Now, more than 1,700 doctors from 65 countries use Bot M.D. India and Indonesia have the most number of users.
Every doctor’s best friend
Sim regards their key success metric as being able to accurately understand a doctor’s intent and provide a precise and reliable response.
“Think of Bot M.D. like a quick and reliable reference point for doctors who can respond with answers drawn from medical journals and sources that doctors trust,” says Sim. “Not only that, Bot M.D.’s replies come with links to the source articles, websites, and certain approved open-source databases.”

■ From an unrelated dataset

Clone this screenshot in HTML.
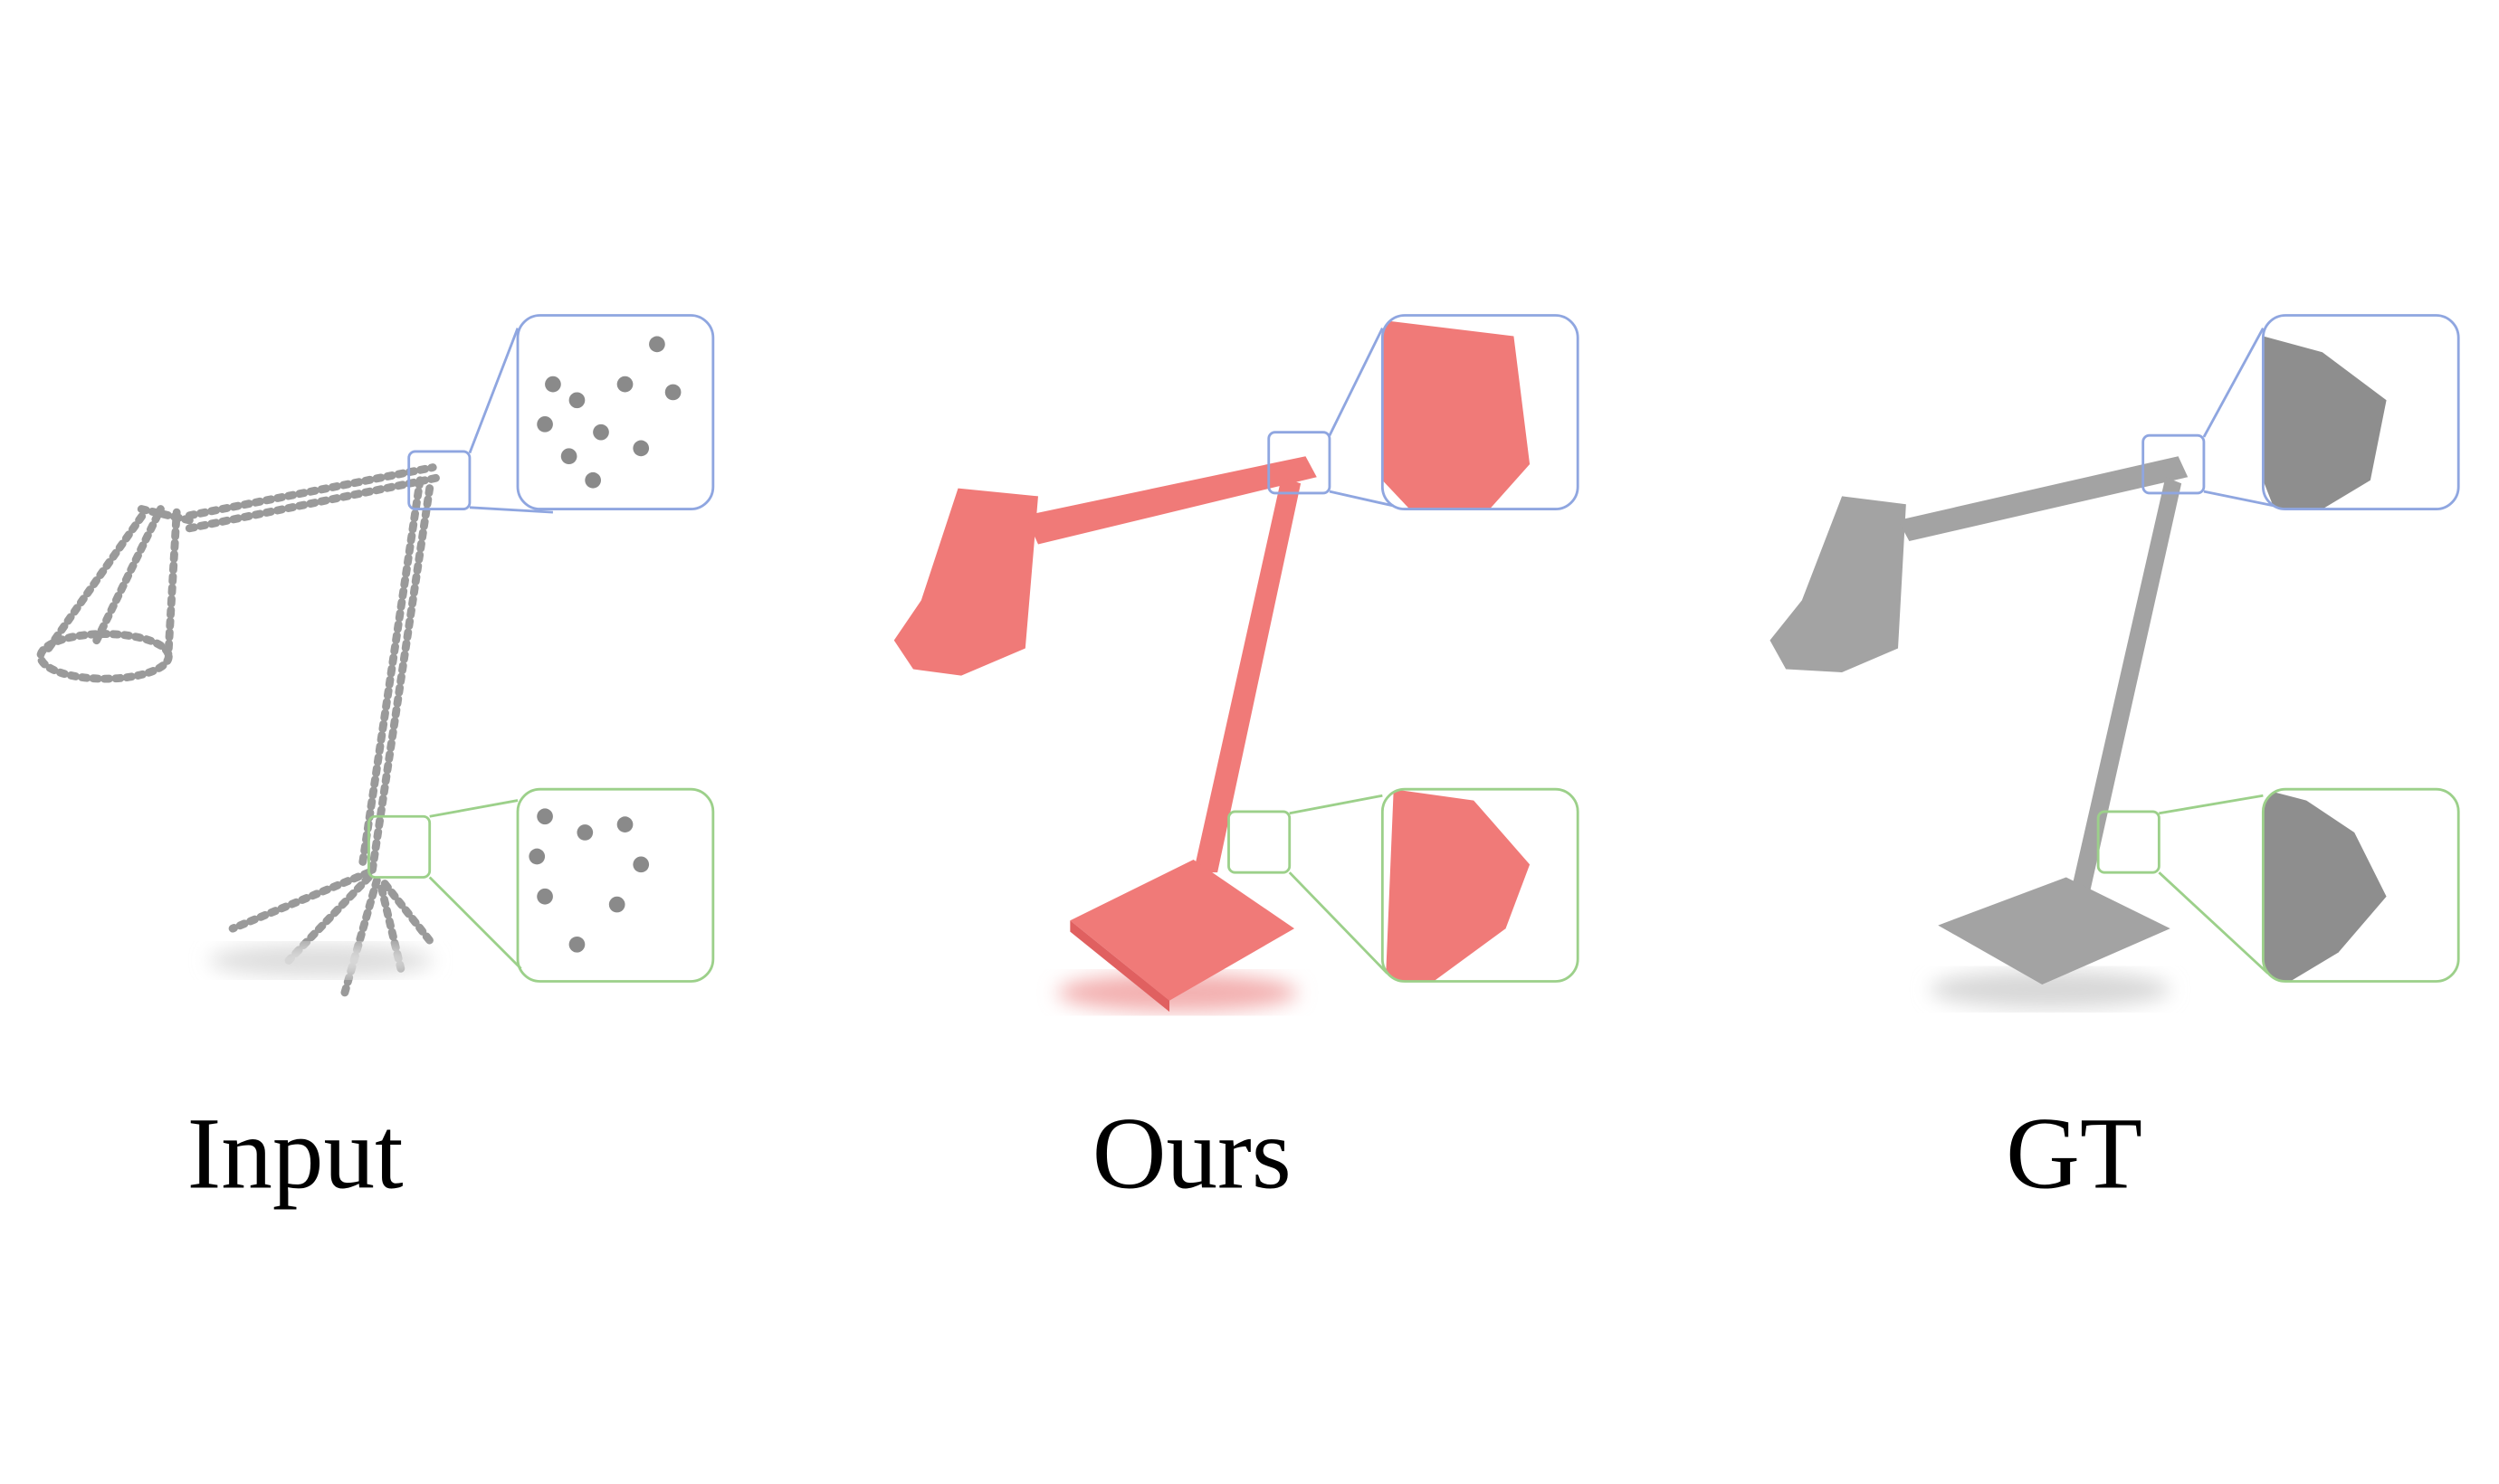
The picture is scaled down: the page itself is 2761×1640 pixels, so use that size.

One of their most memorable success stories involved one of their earliest adopters, a Radiology resident in Venezuela. He used Bot M.D. to easily voice-record his patient case notes. The AI platform automatically transcribed his notes via automatic voice detection transcription, and he would email a copy to himself.
Image source: Google Play
This was a major positive change for him, as he used to have to fight with colleagues over the one computer they had in their department.
More recently, the Bot M.D. team added a library feature for doctors to keep track of their patients’ information, data, photos, and diagnoses. As Bot M.D. is compliant with the Health Insurance Portability and Accountability Act and its data protection requirements, doctors can share photos and patient notes freely on the encrypted platform.
For now, doctors can download Bot M.D. for free on the Android App Store. However, Koh and Sim are planning to adopt a "freemium" model in the future, where users can pay for extra features. They’re also conducting pilots for Bot M.D. with several hospitals in Indonesia, the Philippines, Thailand, and the U.S.
Although Bot M.D. is only currently able to respond in English, doctors can translate chat responses into their native languages. The voice transcription facility currently supports over 50 languages, thanks to the recently added translation feature. This benefits doctors in the Latin American markets such as Chile, Venezuela, Colombia, and Brazil.
Sim points out that while they aim to help doctors around the world, they are first focusing markets with high patient-to-healthcare-professional ratios. “We believe that Bot M.D. can change lives, quite literally,” he says.